Canadians cannot altogether condemn the American farmer, for just these methods spoilt so much of the land in Ontario; and only now are their farmers beginning to improve on them. Still, they would do well to indicate to American farmers that they are welcome only as improvers and not as wasters of the new country. The trouble is to give an effective indication of that kind. Settlement of the land is still reckoned, especially by the railway companies, as the first of virtues, covering a multitude of sins; though even they, I think, are recognising a little that the English farmer, whose aim is not an immediate fortune, but a home which he can retain for his life and hand over to his children after him, is not to be scorned as he was a few years ago. The ready-made farms, made possible by the irrigation work of the Canadian Pacific Railway, are the chief example of the attempts made to draw the Englishman. 'We hope,' said one of the Canadian Pacific Railway officials, speaking a few months ago before the London Chamber of Commerce, 'that the Englishmen on these farms will leaven the lot.' A few years ago, compliments of that sort were not being offered to the English farmer in Canada. Probably he was not so good a type as comes in now. But it is to be remembered that the English immigrant has always had more adaptations to make than the American. To the American from the northern States, Canada is the country he is used to—only a little more north. The Englishman finds a new soil, new climate, new manners, and new methods. I should say that man for man, the English farmer knows at least as much as the American about farming, and a great deal more than the average Canadian. But when he goes out to Canada he has to put this knowledge behind him and learn afresh—a difficult thing for a conservative race. The American can hold on to what he knows and simply go ahead. The accident of birth has given him a fine start over the Englishman.

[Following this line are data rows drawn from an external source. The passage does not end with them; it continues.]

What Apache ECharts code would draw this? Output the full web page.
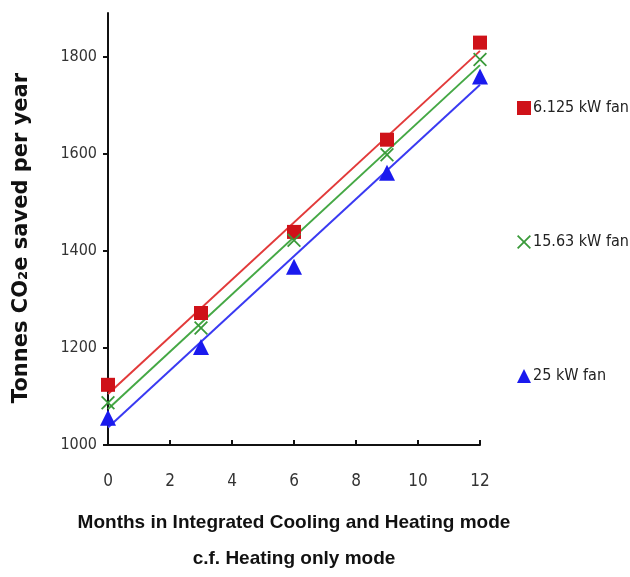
<!DOCTYPE html>
<html><head><meta charset="utf-8">
<script src="https://cdn.jsdelivr.net/npm/echarts@6/dist/echarts.min.js"></script>
<style>html,body{margin:0;padding:0;background:#fff}#c{width:630px;height:577px}</style>
</head><body><div id="c"></div>
<script>
var months = [0, 3, 6, 9, 12];
var fan6 = [1124, 1272, 1439, 1629, 1829];
var fan15 = [1087, 1241, 1422, 1598, 1794];
var fan25 = [1056, 1202, 1367, 1561, 1759];
var seriesNames = ['6.125 kW fan', '15.63 kW fan', '25 kW fan'];
var yTicks = [1000, 1200, 1400, 1600, 1800];
var xTicks = [0, 2, 4, 6, 8, 10, 12];
var yTitle = 'Tonnes CO₂e saved per year';
var xTitle = 'Months in Integrated Cooling and Heating mode\nc.f. Heating only mode';

function fit(xs, ys) {
  var n = xs.length, mx = 0, my = 0;
  for (var i = 0; i < n; i++) { mx += xs[i]; my += ys[i]; }
  mx /= n; my /= n;
  var sxy = 0, sxx = 0;
  for (var j = 0; j < n; j++) { sxy += (xs[j]-mx)*(ys[j]-my); sxx += (xs[j]-mx)*(xs[j]-mx); }
  var m = sxy / sxx, b = my - m*mx;
  var x0 = xs[0], x1 = xs[n-1];
  return [[x0, b + m*x0], [x1, b + m*x1]];
}
function pts(ys) { return months.map(function (m, i) { return [m, ys[i]]; }); }

var condFont = 'DejaVu Sans Condensed, Liberation Sans Narrow, Liberation Sans, sans-serif';
var xPath = 'path://M0,1.8 L1.8,0 L10,8.2 L18.2,0 L20,1.8 L11.8,10 L20,18.2 L18.2,20 L10,11.8 L1.8,20 L0,18.2 L8.2,10 Z';
var cRed = '#cf1219', cGreen = '#3a9a3a', cBlue = '#1a1aee';
var lRed = '#e23a3a', lGreen = '#45a845', lBlue = '#3a3af2';

var chart = echarts.init(document.getElementById('c'));
chart.setOption({
  animation: false,
  grid: { left: 108, right: 150, top: 13, bottom: 132, outerBoundsMode: 'none', containLabel: false },
  graphic: [{
    type: 'text', x: 22, y: 238, rotation: Math.PI / 2,
    style: { text: yTitle, fontFamily: 'DejaVu Sans, sans-serif', fontWeight: 'bold', fontSize: 21, fill: '#111', align: 'center', verticalAlign: 'middle' }
  }],
  legend: {
    orient: 'vertical', left: 512, top: 95, itemGap: 118,
    itemWidth: 14, itemHeight: 14,
    textStyle: { fontFamily: condFont, fontSize: 16, color: '#222', padding: [0,0,0,-3] },
    data: [
      { name: seriesNames[0], icon: 'rect' },
      { name: seriesNames[1], icon: xPath },
      { name: seriesNames[2], icon: 'triangle' }
    ]
  },
  xAxis: {
    type: 'value', min: 0, max: 12, interval: 2,
    name: xTitle,
    nameLocation: 'middle', nameGap: 60,
    nameTextStyle: { fontFamily: 'Liberation Sans, sans-serif', fontWeight: 'bold', fontSize: 19, color: '#111', lineHeight: 36 },
    axisLine: { lineStyle: { color: '#111', width: 2 } },
    axisTick: { inside: true, length: 5, lineStyle: { color: '#111', width: 2 } },
    axisLabel: { customValues: xTicks, fontFamily: condFont, fontSize: 17, color: '#333', margin: 28 },
    splitLine: { show: false }
  },
  yAxis: {
    type: 'value', min: 1000, max: 1890,
    axisLine: { show: true, lineStyle: { color: '#111', width: 2 } },
    axisTick: { show: true, customValues: yTicks, length: 5, lineStyle: { color: '#111', width: 2 } },
    axisLabel: { customValues: yTicks, formatter: function (v) { return String(v); }, fontFamily: condFont, fontSize: 16, color: '#333', margin: 11 },
    splitLine: { show: false }
  },
  series: [
    { name: 'fit1', type: 'line', data: fit(months, fan6), showSymbol: false, lineStyle: { color: lRed, width: 2 }, silent: true, z: 1 },
    { name: 'fit2', type: 'line', data: fit(months, fan15), showSymbol: false, lineStyle: { color: lGreen, width: 2 }, silent: true, z: 1 },
    { name: 'fit3', type: 'line', data: fit(months, fan25), showSymbol: false, lineStyle: { color: lBlue, width: 2 }, silent: true, z: 1 },
    { name: seriesNames[0], type: 'scatter', data: pts(fan6), symbol: 'rect', symbolSize: 14, itemStyle: { color: cRed, opacity: 1 }, z: 3 },
    { name: seriesNames[1], type: 'scatter', data: pts(fan15), symbol: xPath, symbolSize: 14, itemStyle: { color: cGreen, opacity: 1 }, z: 3 },
    { name: seriesNames[2], type: 'scatter', data: pts(fan25), symbol: 'triangle', symbolSize: 16, itemStyle: { color: cBlue, opacity: 1 }, z: 3 }
  ]
});
</script></body></html>
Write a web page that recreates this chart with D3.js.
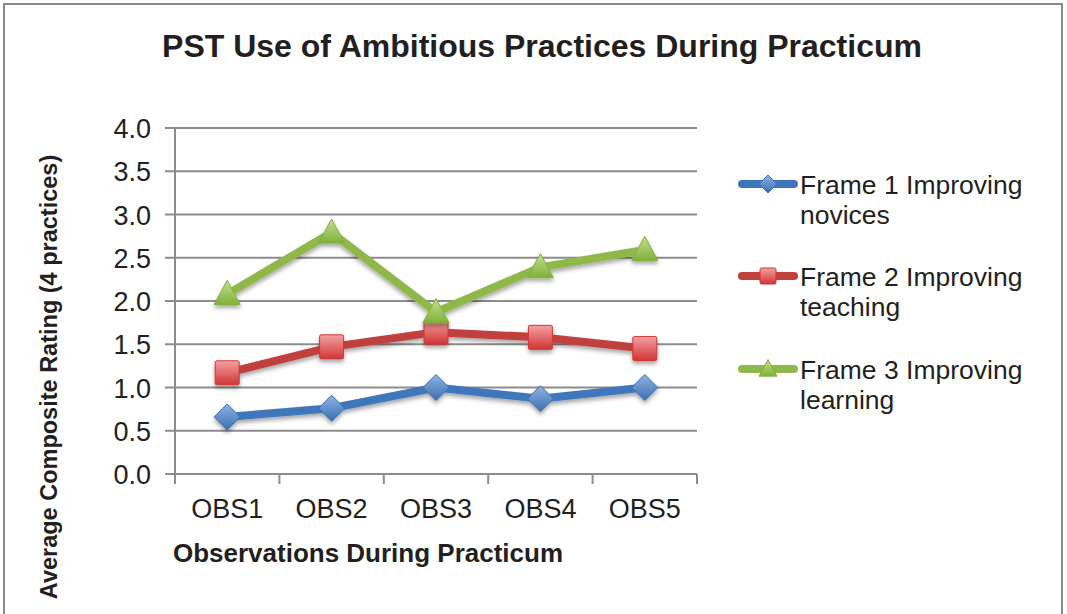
<!DOCTYPE html>
<html><head><meta charset="utf-8">
<script src="https://cdn.jsdelivr.net/npm/d3@7"></script>
<style>body{margin:0;background:#fff}svg{display:block}text{font-family:"Liberation Sans",Arial,sans-serif;fill:#231f20}</style>
</head><body><svg id="c" width="1067" height="614"></svg>
<script>
const categories = ["OBS1","OBS2","OBS3","OBS4","OBS5"];
const frame1 = [0.66,0.76,1.0,0.87,1.0];
const frame2 = [1.17,1.47,1.64,1.58,1.45];
const frame3 = [2.08,2.79,1.87,2.39,2.59];
const seriesNames = [["Frame 1 Improving","novices"],["Frame 2 Improving","teaching"],["Frame 3 Improving","learning"]];
const yTicks = [0,0.5,1,1.5,2,2.5,3,3.5,4];
const title = "PST Use of Ambitious Practices During Practicum";
const xTitle = "Observations During Practicum";
const yTitle = "Average Composite Rating (4 practices)";

const series = [
  {name:seriesNames[0], values:frame1, line:"#3f76bb", light:"#8eb4e3", dark:"#3a6fb0", shape:"diamond"},
  {name:seriesNames[1], values:frame2, line:"#c0403c", light:"#f4a0a0", dark:"#d03535", shape:"square"},
  {name:seriesNames[2], values:frame3, line:"#8fb84a", light:"#c5e08e", dark:"#80b03a", shape:"triangle"}
];

const svg = d3.select("#c");
const defs = svg.append("defs");
const f = defs.append("filter").attr("id","sh").attr("x","-30%").attr("y","-30%").attr("width","160%").attr("height","180%");
f.append("feDropShadow").attr("dx",0).attr("dy",3).attr("stdDeviation",2).attr("flood-color","#000").attr("flood-opacity",0.35);
series.forEach((s,i)=>{
  const g = defs.append("linearGradient").attr("id","g"+i).attr("x1",0).attr("y1",0).attr("x2",0).attr("y2",1);
  g.append("stop").attr("offset","0%").attr("stop-color",s.light);
  g.append("stop").attr("offset","100%").attr("stop-color",s.dark);
});

// border
svg.append("rect").attr("x",4).attr("y",4).attr("width",1058).attr("height",620)
  .attr("fill","none").attr("stroke","#8a8a8a").attr("stroke-width",2);

const L=175,R=697,T=128,B=474;
const x = d3.scaleBand().domain(categories).range([L,R]);
const y = d3.scaleLinear().domain([0,4]).range([B,T]);

// gridlines
svg.append("g").selectAll("line").data(yTicks).join("line")
  .attr("x1",165).attr("x2",R).attr("y1",d=>y(d)).attr("y2",d=>y(d))
  .attr("stroke","#8c8c8c").attr("stroke-width",2);
// y axis line
svg.append("line").attr("x1",L).attr("x2",L).attr("y1",T).attr("y2",B).attr("stroke","#8c8c8c").attr("stroke-width",2);
// x tick marks
const xb = categories.map(c=>x(c)).concat([R]);
svg.append("g").selectAll("line").data(xb).join("line")
  .attr("x1",d=>d).attr("x2",d=>d).attr("y1",B).attr("y2",B+10).attr("stroke","#8c8c8c").attr("stroke-width",2);

// y labels
svg.append("g").selectAll("text").data(yTicks).join("text")
  .attr("x",151).attr("y",d=>y(d)+10).attr("text-anchor","end").attr("font-size",27)
  .text(d=>d.toFixed(1));
// x labels
svg.append("g").selectAll("text").data(categories).join("text")
  .attr("x",d=>x(d)+x.bandwidth()/2).attr("y",518).attr("text-anchor","middle").attr("font-size",27)
  .text(d=>d);

// titles
svg.append("text").attr("x",542).attr("y",57).attr("text-anchor","middle").attr("font-size",32).attr("font-weight","bold").text(title);
svg.append("text").attr("x",368).attr("y",562).attr("text-anchor","middle").attr("font-size",26).attr("font-weight","bold").text(xTitle);
svg.append("text").attr("transform","translate(57,377) rotate(-90)").attr("text-anchor","middle").attr("font-size",23.5).attr("font-weight","bold").text(yTitle);

function marker(sel, shape, size){
  if(shape==="diamond"){ const r=size/2; sel.append("path").attr("d",`M0,${-r}L${r},0L0,${r}L${-r},0Z`); }
  else if(shape==="square"){ const r=size/2; sel.append("rect").attr("x",-r).attr("y",-r).attr("width",size).attr("height",size).attr("rx",1.5); }
  else { const r=size/2; sel.append("path").attr("d",`M0,${-r*1.05}L${r},${r*0.8}L${-r},${r*0.8}Z`); }
}

const line = d3.line().x((d,i)=>x(categories[i])+x.bandwidth()/2).y(d=>y(d));
series.forEach((s,i)=>{
  const g = svg.append("g").attr("filter","url(#sh)");
  g.append("path").attr("d",line(s.values)).attr("fill","none").attr("stroke",s.line).attr("stroke-width",8).attr("stroke-linejoin","miter");
  s.values.forEach((v,j)=>{
    const m = g.append("g").attr("transform",`translate(${x(categories[j])+x.bandwidth()/2},${y(v)})`)
      .attr("fill",`url(#g${i})`).attr("stroke",s.dark).attr("stroke-width",1);
    marker(m, s.shape, s.shape==="square"?24:26);
  });
});

// legend
const ly=[184,276,369];
series.forEach((s,i)=>{
  const g = svg.append("g");
  g.append("line").attr("x1",742).attr("x2",794).attr("y1",ly[i]).attr("y2",ly[i]).attr("stroke",s.line).attr("stroke-width",8).attr("stroke-linecap","round");
  const m = g.append("g").attr("transform",`translate(768,${ly[i]})`).attr("fill",`url(#g${i})`).attr("stroke",s.dark).attr("stroke-width",1);
  marker(m, s.shape, s.shape==="square"?16:18);
  const t = g.append("text").attr("x",800).attr("y",ly[i]+10).attr("font-size",26.5);
  t.append("tspan").attr("x",800).text(s.name[0]);
  t.append("tspan").attr("x",800).attr("dy",30).text(s.name[1]);
});
</script></body></html>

The same advantage belongs to other Americans in Canada. Business men, capitalists, journalists have only had to cross a non-existent line, instead of an undeniable ocean. When Canadians complain that Englishmen take no interest even in those Canadian schemes for which they have found the money, they forget that capitalists cannot always be close to their investments. I repeat, the Atlantic is not a thing to be denied, nor is it fair to call the English mere moneylenders because they have not always personally accompanied their loans. At least they have shown themselves trustful of the men on the spot.